Although the show supplies Egyptian-faced capitals, wheat shafts, balls, and dogheaded capitals in Wedgwood vases, our own era offers still more appealing works of whimsy. A major architect (Charles Moore) can recharge the column form with humorous content (the ''Order of the Deli'') in a public setting of major impact (the Piazza d'Italia in New Orleans).

Unfortunately, this post-modernist or neo-historical work of the 20th century - the wry use of tradition - doesn't get enough space here. Colored columns are few; the black-and-white works do not show the exuberance possible in the shafting form, and the show does not venture far enough afield from its own collection to amplify the idea by showing the full range of execution.

However, the most lively, if skimpy, section of the show does highlight some contemporary re-uses of the column: the silverized ionic capital of Moore's Piazza; the asymmetrical orange-and-green house, columns to the forefront, by Thomas Gordon Smith; the French and Company facade by Michael Graves.

A work of Hans Holbein hangs here - his fanciful, palm-shaped-column form for the Viennese travel bureau - it only suggests the physical support and showmanship that could have helped update this exhibition.

Drawing from its own collection, the Cooper-Hewitt overdid the graphics and objects, where they might have shown how historical motifs or forms can serve new functions of humor, wit, elegance.

Even before today's post-modernist parodies and replays of the past, architects were adorning state capitols with state mottoes or images (corn was one motif).

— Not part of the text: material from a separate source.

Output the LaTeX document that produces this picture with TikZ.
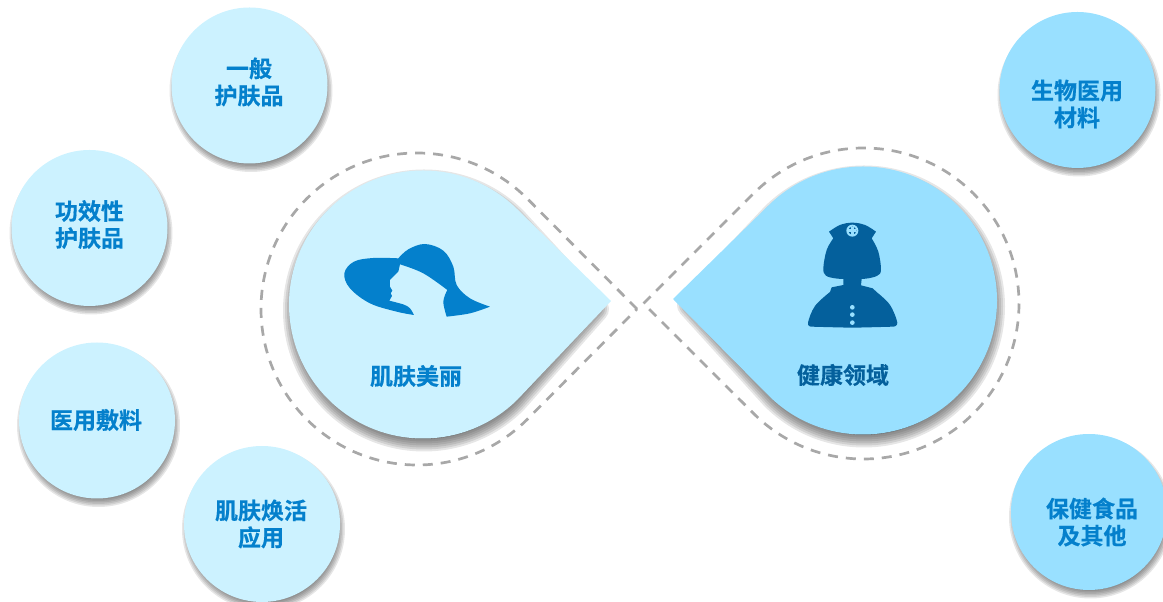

Neither antique architecture nor the exhibitors at the Cooper-Hewitt show the treatment of the column as part of a stage setting. Its theatrical effects are amply illustrated as are its ancient uses from palace to prison.

But to make architecture as sprightly a show as the lively entourage of buttons and baskets that the museum has shown through the years, the Cooper-Hewitt organizers needed to extend themselves more to discover eclectic, contemporary, and spry artifacts.

''Like many things of apparently simple purpose, columns are actually complex ,'' the catalogue notes.

A more orderly and organized exhibition could have divided and amplified political purposes, too. A more dramatic collection of architectural objects could have isolated the columnar form from its architectural origins and freshened our outlook on the past.

As it is, the exhibition lacks the variety and vitality necessary for most visitors to see beyond an academic exhibition to its engaging idea of a physically supporting element that is an aesthetically inviting one as well.